- Interactive map of Uzo Uwani
- Uzo Uwani Location in Nigeria
- Coordinates: 6°45′N 7°12′E﻿ / ﻿6.750°N 7.200°E
- Country: Nigeria
- State: Enugu State
- Headquarter: Umulokpa

Government
- • Local Government Chairman: Celestine Chukwudi Nnadozie (PDP)

Area
- • Total: 855 km^{2} (330 sq mi)

Population (2006 census)
- • Total: 124,480
- • Density: 146/km^{2} (377/sq mi)
- Time zone: UTC+1 (WAT)
- 3-digit postal code prefix: 411
- ISO 3166 code: NG.EN.UU

= Uzo Uwani =

Local Government Area in Enugu State, Nigeria

Uzo-Uwani is a Local Government Area of Enugu State, Nigeria bordering Kogi State and Anambra State. Its headquarters is in the town of Umulokpa. It has an area of 855 km^{2} and a population of 124,480 at the 2006 census. The postal code of the area is 411.

==Invasion==
Uzo-Uwani experienced bloody terrorist attack on April 25, 2016, in the Nimbo area. Seven Nimbo villages- Ekwuru, Ngwoko, Ugwuijoro, Ebor, Enugu-Nimbo, Umuome and Ugwuachara were invaded, and scores massacred by over 500 heavily armed Fulani herdsmen, rated the fourth deadliest terror group in the world, in the early hours of April 25, 2016. During the raid, the community's Roman Catholic church was also burnt.

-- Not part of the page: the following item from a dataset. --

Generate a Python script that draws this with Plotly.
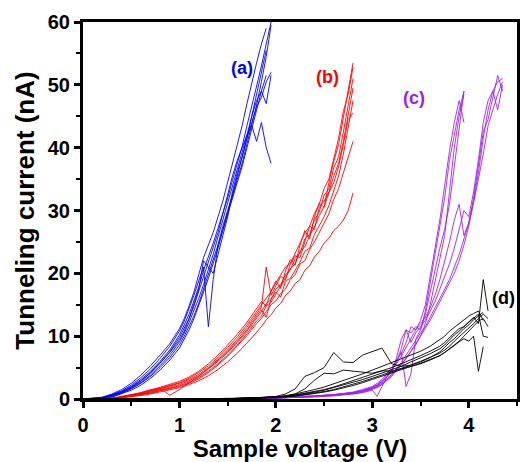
import plotly.graph_objects as go

# ---------------- data ----------------
V_a = [0, 0.1, 0.2, 0.3, 0.4, 0.5, 0.6, 0.7, 0.8, 0.9, 1.0, 1.05, 1.1, 1.15, 1.2, 1.25, 1.3, 1.35,
       1.4, 1.45, 1.5, 1.55, 1.6, 1.65, 1.7, 1.75, 1.8, 1.85, 1.9, 1.95]
I_a = [
    [0, 0, 0.1, 0.4, 0.9, 1.6, 2.5, 3.6, 5.0, 6.6, 8.6, 10, 11.5, 13.2, 15.2, 17.5, 19.8, 22, 24.5, 27, 29.8, 32.5, 35, 37.5, 40.5, 43.5, 46.8, 50.5, 54.5, 59.5],
    [0, 0.05, 0.2, 0.6, 1.2, 2.0, 3.1, 4.4, 6.0, 7.8, 10.2, 11.8, 13.5, 15.6, 17.8, 20.5, 22.6, 24.8, 27.2, 29.5, 32, 34.8, 37.5, 40.2, 43.5, 46.5, 49.8, 53, 56.5, 60],
    [0, 0, 0.15, 0.5, 1.0, 1.7, 2.6, 3.8, 5.3, 7.0, 9.1, 10.5, 12.2, 14, 16, 18.2, 20.5, 23, 25.8, 28.5, 31.2, 33.8, 36.2, 39, 42, 45, 47.5, 49, 51.5],
    [0, 0.1, 0.3, 0.7, 1.3, 2.2, 3.4, 4.8, 6.5, 8.4, 10.8, 12.4, 14.3, 16.5, 18.8, 21, 11.5, 19, 24.5, 27.5, 30, 32.5, 35.5, 38.5, 41.5, 44, 46.5, 48, 50.5, 52],
    [0, 0, 0.2, 0.5, 1.1, 1.9, 2.9, 4.1, 5.7, 7.5, 9.8, 11.2, 12.8, 14.8, 17, 19.5, 21.8, 24, 26.5, 29.5, 32.5, 35.5, 38, 40, 42, 43.5, 41, 44, 40, 37.5],
    [0, 0.05, 0.25, 0.8, 1.5, 2.5, 3.8, 5.3, 7.0, 8.8, 11.2, 12.8, 14.8, 17, 19.8, 22.5, 24.5, 26.5, 29, 31.5, 34.5, 37.5, 40.5, 43.5, 47, 50.5, 53.5, 56.5, 59],
    [0, 0, 0.1, 0.3, 0.8, 1.4, 2.2, 3.3, 4.6, 6.2, 8.1, 9.5, 11, 12.8, 14.8, 17, 19.2, 21.5, 24, 26.8, 29.5, 32, 34.5, 37, 40, 43, 46, 49, 47, 51.5],
    [0, 0.1, 0.2, 0.6, 1.1, 1.8, 2.8, 4.2, 5.8, 7.4, 9.4, 10.8, 12.8, 15, 17.5, 22, 21, 20, 23, 26, 29, 33, 36, 38.5, 41.5, 45, 48.5, 52.5, 55.5],
]

V_b = [0, 0.1, 0.2, 0.3, 0.4, 0.5, 0.6, 0.7, 0.8, 0.9, 1.0, 1.1, 1.2, 1.3, 1.4, 1.5, 1.6, 1.7, 1.8,
       1.85, 1.9, 1.95, 2.0, 2.05, 2.1, 2.15, 2.2, 2.25, 2.3, 2.35, 2.4, 2.45, 2.5, 2.55, 2.6,
       2.65, 2.7, 2.75, 2.8]
I_b = [
    [0, 0, 0, 0.1, 0.3, 0.5, 0.8, 1.1, 1.5, 1.9, 2.3, 2.9, 3.7, 4.8, 6.0, 7.4, 9.0, 10.8, 12.8, 13.9, 15.2, 15.8, 17.5, 18.2, 19.8, 20.5, 22.4, 23.2, 25.5, 26.2, 28.5, 29.8, 32.4, 33.5, 36.8, 38.5, 42.5, 46.5, 51],
    [0, 0, 0.05, 0.15, 0.4, 0.7, 1.0, 1.4, 1.9, 2.3, 2.8, 3.5, 4.4, 5.6, 7.0, 8.6, 10.3, 12.2, 14.3, 15.5, 14.8, 17.2, 18.8, 17.6, 20.4, 22.2, 21.3, 24.5, 26.8, 25.5, 29, 31.2, 30.5, 34.5, 37.8, 40.5, 44.8, 49.5, 53.5],
    [0, 0, 0, 0.05, 0.2, 0.4, 0.6, 0.9, 1.3, 1.6, 2.0, 2.5, 3.2, 4.2, 5.4, 6.8, 8.4, 10.1, 12, 12.8, 13.9, 15, 15.6, 16.8, 17.5, 19, 19.8, 21.5, 22, 23.8, 25, 26.5, 28.2, 29.5, 31.8, 33.5, 36, 38.5, 41],
    [0, 0, 0, 0.1, 0.3, 0.6, 1.0, 1.5, 1.7, 0.6, 1.5, 2.6, 3.6, 4.8, 6.2, 7.6, 9.2, 11, 13.2, 14.2, 13, 16, 17, 16.2, 18.8, 19.2, 20.5, 21.8, 23.5, 24, 26.2, 27.5, 29, 30.8, 33, 35.5, 39, 43.5, 47.5],
    [0, 0, 0, 0.05, 0.2, 0.35, 0.55, 0.8, 1.1, 1.4, 1.8, 2.3, 2.9, 3.7, 4.7, 5.9, 7.3, 8.9, 10.6, 11.5, 12.6, 13.4, 14.5, 15.2, 16.5, 17.2, 18.4, 19, 20.5, 21.2, 22.6, 23.5, 24.8, 25.6, 26.8, 27.5, 28.5, 30, 32.8],
    [0, 0, 0, 0.1, 0.35, 0.6, 0.9, 1.3, 1.7, 2.1, 2.6, 3.3, 4.2, 5.3, 6.6, 8.2, 9.9, 11.8, 13.9, 15, 16.2, 17.1, 18.5, 19.8, 21, 21.6, 23.2, 24.8, 26.4, 27.5, 29.5, 31, 33.5, 35, 38.2, 41.5, 45.8, 48.5, 52.8],
    [0, 0, 0, 0.05, 0.25, 0.45, 0.7, 1.0, 1.4, 1.7, 2.1, 2.7, 3.4, 4.4, 5.6, 7.0, 8.6, 10.4, 12.4, 13.2, 14.8, 15.4, 16.8, 18, 19.2, 20.8, 21.5, 23.5, 24.2, 26, 27.4, 29.2, 30.6, 32.8, 34.4, 37, 40.5, 44.5, 45.5],
    [0, 0, 0, 0.1, 0.3, 0.5, 0.8, 1.2, 1.6, 2.0, 2.5, 3.1, 3.9, 5.0, 6.3, 7.8, 9.5, 11.4, 13.5, 14.6, 21, 16.5, 18, 19.5, 19, 21.5, 22.8, 22.5, 25, 27.5, 27, 30.5, 31.5, 33, 35.5, 37.5, 41, 45, 49.5],
]

V_c = [0, 0.5, 1.0, 1.5, 1.8, 2.0, 2.2, 2.4, 2.6, 2.8, 2.9, 3.0, 3.05, 3.1, 3.15, 3.2, 3.25, 3.3,
       3.35, 3.4, 3.45, 3.5, 3.55, 3.6, 3.65, 3.7, 3.75, 3.8, 3.85, 3.9, 3.95, 4.0, 4.05, 4.1,
       4.15, 4.2, 4.25, 4.3, 4.35]
I_c = [
    [0, 0, 0, 0.05, 0.1, 0.15, 0.25, 0.4, 0.6, 0.9, 1.2, 1.6, 1.9, 2.4, 3.0, 3.8, 4.6, 5.5, 6.5, 7.5, 8.6, 10, 12, 15, 18.5, 22, 26, 33, 40, 45, 48.5],
    [0, 0, 0, 0.05, 0.1, 0.2, 0.3, 0.45, 0.7, 1.0, 1.3, 1.8, 2.2, 2.8, 3.6, 4.5, 5.8, 8, 11, 10.5, 11.5, 11, 13.5, 17, 21, 24, 27, 31, 37, 43, 49],
    [0, 0, 0, 0.05, 0.1, 0.15, 0.2, 0.35, 0.5, 0.8, 1.0, 1.4, 0.4, 2, 3.5, 4.6, 6.0, 7.5, 2.0, 4, 9.5, 11, 14, 18.5, 23, 27, 32, 38, 42, 46, 49],
    [0, 0, 0, 0.05, 0.1, 0.2, 0.3, 0.5, 0.7, 1.1, 1.5, 2.0, 2.5, 3.1, 4.0, 5.0, 6.2, 7.2, 9, 11.5, 11, 12.5, 15, 19.5, 24, 28.5, 34, 39.5, 44, 47.5, 44],
    [0, 0, 0, 0.05, 0.1, 0.15, 0.25, 0.4, 0.6, 0.9, 1.2, 1.6, 2.0, 2.5, 3.1, 3.9, 4.8, 5.8, 7, 8.2, 9.4, 10.5, 11.5, 13, 14.5, 16, 17.5, 19, 21, 23, 25.5, 28, 31.5, 36, 41.5, 46, 49, 50.5, 51],
    [0, 0, 0, 0.05, 0.1, 0.2, 0.3, 0.45, 0.65, 1.0, 1.3, 1.7, 2.1, 2.7, 3.4, 4.2, 6.5, 9.5, 11, 9, 10.5, 11.5, 12.5, 14, 15.5, 17.5, 19.5, 21.5, 24, 27, 30, 29, 33, 38, 44, 47.5, 49, 46, 50],
    [0, 0, 0, 0.05, 0.1, 0.15, 0.2, 0.35, 0.55, 0.8, 1.1, 1.5, 1.8, 2.3, 2.9, 3.6, 4.5, 5.4, 6.4, 7.6, 8.8, 10, 11.2, 12.5, 14, 15.5, 17, 18.5, 20, 22, 24.5, 27.5, 31, 35, 39, 43.5, 46, 48.5, 50.5],
    [0, 0, 0, 0.05, 0.1, 0.2, 0.3, 0.5, 0.7, 1.0, 1.4, 1.9, 2.3, 2.9, 3.7, 4.6, 5.6, 6.8, 8.2, 9.6, 11, 12, 13, 14.5, 16.5, 19, 22, 25, 28.5, 31, 26, 28, 32, 37, 42.5, 44.5, 48, 51.5, 49],
]

V_d = [0, 0.5, 1.0, 1.5, 1.8, 2.0, 2.1, 2.2, 2.3, 2.4, 2.5, 2.6, 2.7, 2.8, 2.9, 3.0, 3.1, 3.2,
       3.3, 3.4, 3.5, 3.6, 3.7, 3.75, 3.8, 3.85, 3.9, 3.95, 4.0, 4.05, 4.1, 4.15, 4.2]
I_d = [
    [0, 0, 0, 0.05, 0.2, 0.4, 0.8, 1.6, 3.6, 4.2, 5.0, 7.4, 5.9, 5.8, 7.0, 7.5, 8.1, 5.6, 5.2, 5.4, 5.9, 6.6, 7.5, 8.2, 9.0, 9.6, 10.4, 11.2, 11.8, 12.6, 13.2, 13.8],
    [0, 0, 0, 0.05, 0.2, 0.3, 0.5, 0.8, 1.6, 3.0, 4.1, 4.0, 4.6, 4.4, 4.3, 4.1, 4.5, 4.4, 4.8, 5.2, 5.6, 6.2, 6.9, 7.4, 8.0, 8.6, 9.2, 10.0, 10.8, 11.6, 12.4, 12.8, 11.5],
    [0, 0, 0, 0.05, 0.15, 0.25, 0.35, 0.5, 0.7, 0.9, 1.2, 1.5, 1.9, 2.3, 2.8, 3.3, 3.8, 4.3, 4.8, 5.4, 6.0, 6.6, 7.3, 7.8, 8.4, 9.2, 9.9, 10.6, 11.2, 12, 12.8, 13.5, 12.8],
    [0, 0, 0, 0.05, 0.15, 0.3, 0.4, 0.6, 0.8, 1.1, 1.4, 1.8, 2.2, 2.6, 3.1, 3.6, 4.1, 4.6, 5.2, 5.9, 6.5, 7.2, 8.0, 8.6, 9.4, 10.2, 10.8, 11.5, 12.2, 13, 12, 19, 14],
    [0, 0, 0, 0.03, 0.1, 0.2, 0.3, 0.45, 0.65, 0.85, 1.1, 1.4, 1.75, 2.15, 2.6, 3.1, 3.6, 4.1, 4.6, 5.1, 5.7, 6.3, 6.9, 7.4, 7.9, 8.5, 9.1, 9.6, 9.2, 10, 4.4, 8.3],
    [0, 0, 0, 0.05, 0.15, 0.3, 0.45, 0.65, 0.9, 1.2, 1.5, 1.9, 2.4, 2.9, 3.4, 4.0, 4.5, 5.0, 5.6, 6.2, 6.9, 7.6, 8.4, 9.0, 9.8, 10.5, 11.2, 11.5, 12.2, 12.8, 13.5, 10, 9.8],
    [0, 0, 0, 0.05, 0.2, 0.35, 0.5, 0.8, 1.1, 1.5, 1.9, 2.4, 2.9, 3.4, 4.0, 4.6, 5.2, 5.7, 6.3, 6.9, 7.6, 8.4, 9.4, 10, 10.8, 11.4, 12, 12.6, 13.2, 13.6, 14, 12.5],
]

group_labels = ["(a)", "(b)", "(c)", "(d)"]
label_x = [1.65, 2.54, 3.43, 4.36]
label_y = [52.7, 51.3, 47.9, 16.1]

x_ticks = [0, 1, 2, 3, 4]
y_ticks = [0, 10, 20, 30, 40, 50, 60]

# ---------------- figure ----------------
colors = ["#0000ff", "#ff0000", "#a020f0", "#000000"]
groups = [(V_a, I_a), (V_b, I_b), (V_c, I_c), (V_d, I_d)]
FONT = "Liberation Sans, Arial, sans-serif"

fig = go.Figure()
for (vx, curves), col in zip(groups, colors):
    for cur in curves:
        fig.add_trace(go.Scatter(
            x=vx[:len(cur)], y=cur, mode="lines",
            line=dict(color=col, width=0.9),
            showlegend=False, hoverinfo="skip"))

for txt, lx, ly, col in zip(group_labels, label_x, label_y, colors):
    fig.add_annotation(x=lx, y=ly, text="<b>%s</b>" % txt, showarrow=False,
                       font=dict(family=FONT, size=18, color=col))

axis_common = dict(
    showline=True, linecolor="black", linewidth=3, mirror=True,
    ticks="outside", ticklen=6, tickwidth=3, tickcolor="black",
    showgrid=False, zeroline=False,
    tickfont=dict(family=FONT, size=20, color="black", weight="bold"),
)

fig.update_xaxes(range=[0, 4.5], tickvals=x_ticks,
                 minor=dict(dtick=0.5, ticks="outside", ticklen=4, tickwidth=2, tickcolor="black"),
                 title=dict(text="<b>Sample voltage (V)</b>", standoff=8,
                            font=dict(family=FONT, size=24, color="black")),
                 **axis_common)
fig.update_yaxes(range=[0, 60], tickvals=y_ticks,
                 minor=dict(dtick=5, ticks="outside", ticklen=4, tickwidth=2, tickcolor="black"),
                 title=dict(text="<b>Tunneling current (nA)</b>", standoff=6,
                            font=dict(family=FONT, size=26, color="black")),
                 **axis_common)

fig.update_layout(
    width=520, height=462,
    margin=dict(l=83, r=0, t=22, b=63),
    paper_bgcolor="white", plot_bgcolor="white",
)

fig.write_html("out.html")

According to Enugu State governor, Ifeanyi Ugwuanyi, the terrorism in Nimbo may have happened due to the inability of security agencies to successfully act on the counter intelligence report about herdsmen grouping in neighbouring Odolu in Kogi State in preparation for attack. The attack on Nimbo followed a similar attack on Abbi, another Uzo-Uwani community, where a brother and sister, Fidelis and Mercy Okeja, were reportedly killed instantly, and 19 persons declared missing whilst seven houses and motorcycles were razed down, earlier in February 2016.
== Economy and Geography==
The trading sector in Uzo-Uwani Local Government Area's is thriving, and the area is home to several marketplaces that draw hundreds of buyers and sellers, like the Adani and Eke Akiyi rice markets. Uzo-Uwani Local Government Area's economy also heavily depends on farming, with the region producing vegetables,[maize, cocoyam, cassava, and yams. The residents of Uzo-uwani Local Government Area's also engage in hunting, animal rearing, and palm wine tapping among their other jobs.

With an average temperature of 28 degrees Celsius (82 degrees Fahrenheit), Uzo-uwani Local Government Area's is 855 square kilometres (330 square miles) in size. The Local Government Area's is home to numerous hills and rivers as well as streams. In Uzo-uwani Local Government Area, the average wind speed is estimated to be 10 km/h.